1869

Une médaille de Notre-Dame Auxiliatrice

 

 

Un samedi du mois de mai 1869, une jeune fille, les yeux couverts d'un épais bandeau noir, et guidée par deux autres femmes, entra dans l'église consacrée à Notre-Dame Auxiliatrice, à Turin. Elle se nommait Maria Stardero, du village de Vinovo, et était atteinte, depuis deux ans, d'un mal d'yeux si violent qu'elle avait perdu la vue. Elle ne pouvait se conduire ; sa tante et une voisine l'accompagnaient dans le pèlerinage qu'elle voulut entreprendre.

Après une prière faite à l'autel de la Sainte Vierge, on demande à parler à Don Bosco, et l'entretien suivant s'engage à la sacristie :

— Depuis combien de temps avez-vous mal aux yeux ?

— Il y a longtemps que je souffre ; mais c'est depuis un an environ que je ne vois plus.

— Avez-vous consulté des médecins ? Que disent-ils ? Avez-vous fait des remèdes ?

— Nous avons, répondit la tante, usé de toutes sortes de remèdes, mais aucun n'a procuré le moindre soulagement. Les médecins disent que les yeux sont gâtés, et ils ne donnent aucun espoir.

Et elle se mit à pleurer.

— Distinguez-vous les gros objets des petits ?

— Je ne distingue rien du tout, dit Maria.

— Ôtez ce bandeau, fit alors Don Bosco ; et plaçant la jeune fille en face d'une fenêtre bien éclairée : Voyez-vous la lumière de cette fenêtre ?

— Malheur à moi ! Je ne vois rien du tout.

— Voudriez-vous voir ?

— Est-il besoin de le demander ! Je le désire plus que toute autre chose au monde. Je suis une pauvre jeune fille, et la perte de la vue me rend malheureuse pour le reste de ma vie.

— Vous servirez-vous de vos yeux pour le bien de votre âme, et non pour offenser Dieu ?

— Je le promets de tout mon cœur. Mais mon sort est bien triste...

Et elle éclata en sanglots.

— Ayez confiance en la Sainte Vierge et elle vous aidera.

— Je l'espère, mais en attendant, je suis aveugle.

— Vous verrez.

— Que verrai-je ?

— À la gloire de Dieu et de la bienheureuse Vierge Marie, nommez l’objet que je tiens dans la main.
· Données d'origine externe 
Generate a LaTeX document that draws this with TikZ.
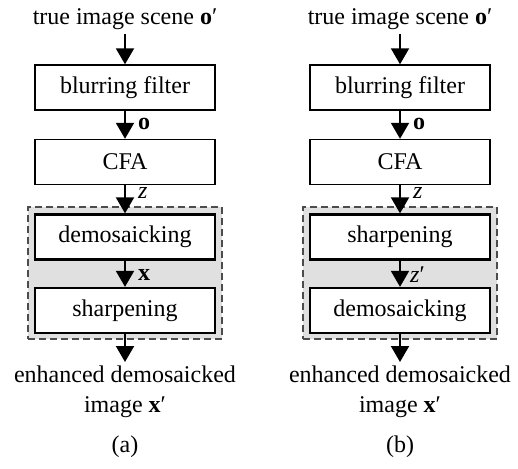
\documentclass[tikz,border=0pt]{standalone}
\usepackage{fontspec}
\setmainfont{Liberation Serif}
\usetikzlibrary{arrows.meta}
\begin{document}
\begin{tikzpicture}[x=1pt,y=-1pt,
  font=\fontsize{24}{30}\selectfont,
  blk/.style={draw, line width=1.4pt, minimum width=180pt, minimum height=45pt, inner sep=0pt, fill=white},
  iblk/.style={blk, line width=2.3pt},
  arr/.style={line width=2pt, -{Triangle[length=16pt,width=18pt]}},
  grp/.style={draw=black!70, dash pattern=on 7pt off 4pt, fill=black!12, line width=1.2pt, inner sep=0pt},
  lab/.style={inner sep=0pt, anchor=west},
  txt/.style={inner sep=0pt, align=center}]
\useasboundingbox (0,0) rectangle (518,468);
% ---------- (a) ----------
\node[txt, anchor=base] (ta) at (125,25) {true image scene \textbf{o}′};
\node[blk] (bfa) at (125,87.5) {blurring filter};
\node[blk] (cfa) at (125,162) {CFA};
\node[grp, minimum width=194pt, minimum height=132pt] (ga) at (125,273) {};
\node[iblk] (d1a) at (125,237) {demosaicking};
\node[iblk] (s1a) at (125,310.5) {sharpening};
\node[txt, anchor=north] (ea) at (125,366) {enhanced demosaicked\\image \textbf{x}′};
\node[txt] (capa) at (125,447) {(a)};
\draw[arr, shorten <=4pt] (ta) -- (bfa);
\draw[arr] (bfa) -- (cfa);
\draw[arr] (cfa) -- (d1a);
\draw[arr] (d1a) -- (s1a);
\draw[arr, shorten >=4pt] (s1a) -- (ea);
\node[lab] (loa) at (138,124) {\textbf{o}};
\node[lab] (lza) at (138,193) {\textit{z}};
\node[lab] (lxa) at (138,275) {\textbf{x}};
% ---------- (b) ----------
\node[txt, anchor=base] (tb) at (400,25) {true image scene \textbf{o}′};
\node[blk] (bfb) at (400,87.5) {blurring filter};
\node[blk] (cfb) at (400,162) {CFA};
\node[grp, minimum width=194pt, minimum height=132pt] (gb) at (400,273) {};
\node[iblk] (s1b) at (400,237) {sharpening};
\node[iblk] (d1b) at (400,310.5) {demosaicking};
\node[txt, anchor=north] (eb) at (400,366) {enhanced demosaicked\\image \textbf{x}′};
\node[txt] (capb) at (400,447) {(b)};
\draw[arr, shorten <=4pt] (tb) -- (bfb);
\draw[arr] (bfb) -- (cfb);
\draw[arr] (cfb) -- (s1b);
\draw[arr] (s1b) -- (d1b);
\draw[arr, shorten >=4pt] (d1b) -- (eb);
\node[lab] (lob) at (413,124) {\textbf{o}};
\node[lab] (lzb) at (413,193) {\textit{z}};
\node[lab] (lzpb) at (410,275) {\textit{z}′};
\end{tikzpicture}
\end{document}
La jeune fille fait un grand effort des yeux, et fixant l'objet elle s'écrie :

— Je vois.

— Quoi ?

— Une médaille.

— De qui ?

— De la Sainte Vierge.

— Et de cet autre côté de la médaille ?

— De ce côté, un homme âgé avec un bâton fleuri à la main : c'est saint Joseph.

— Sainte Madone, s'écrie la tante, tu vois donc ?

— Mais oui, je vois. Ô mon Dieu ! La sainte Vierge m'a fait cette grâce.

 

En ce moment elle tend la main pour prendre la médaille ; mais celle-ci tombe dans un angle obscur de la sacristie.

La tante se baisse pour la ramasser ; mais Don Bosco s'y oppose :

— Laissez-la faire ; on saura si la sainte Vierge lui a obtenu parfaitement le retour de la vue.

La jeune fille retrouve immédiatement et sans difficulté la médaille. Alors, comme saisie de délire, elle se met à pousser des exclamations de joie, et sans plus rien dire à personne, sans même songer à remercier Dieu, elle part en toute presse pour Vinovo, suivie de sa tante et de l'autre femme qui l'avait accompagnée.

Mais elle ne tarda pas à revenir rendre grâce à la sainte Vierge, sans oublier une offrande pour son église.

 

Depuis ce temps, elle n'a plus souffert des yeux et sa vue a été parfaite.

Fait singulier : la tante qui l'accompagnait, a été simultanément délivrée d'une violente douleur rhumatismale à l'épaule et au bras droit, qui durait depuis fort longtemps et l'avait rendue incapable des travaux de la campagne.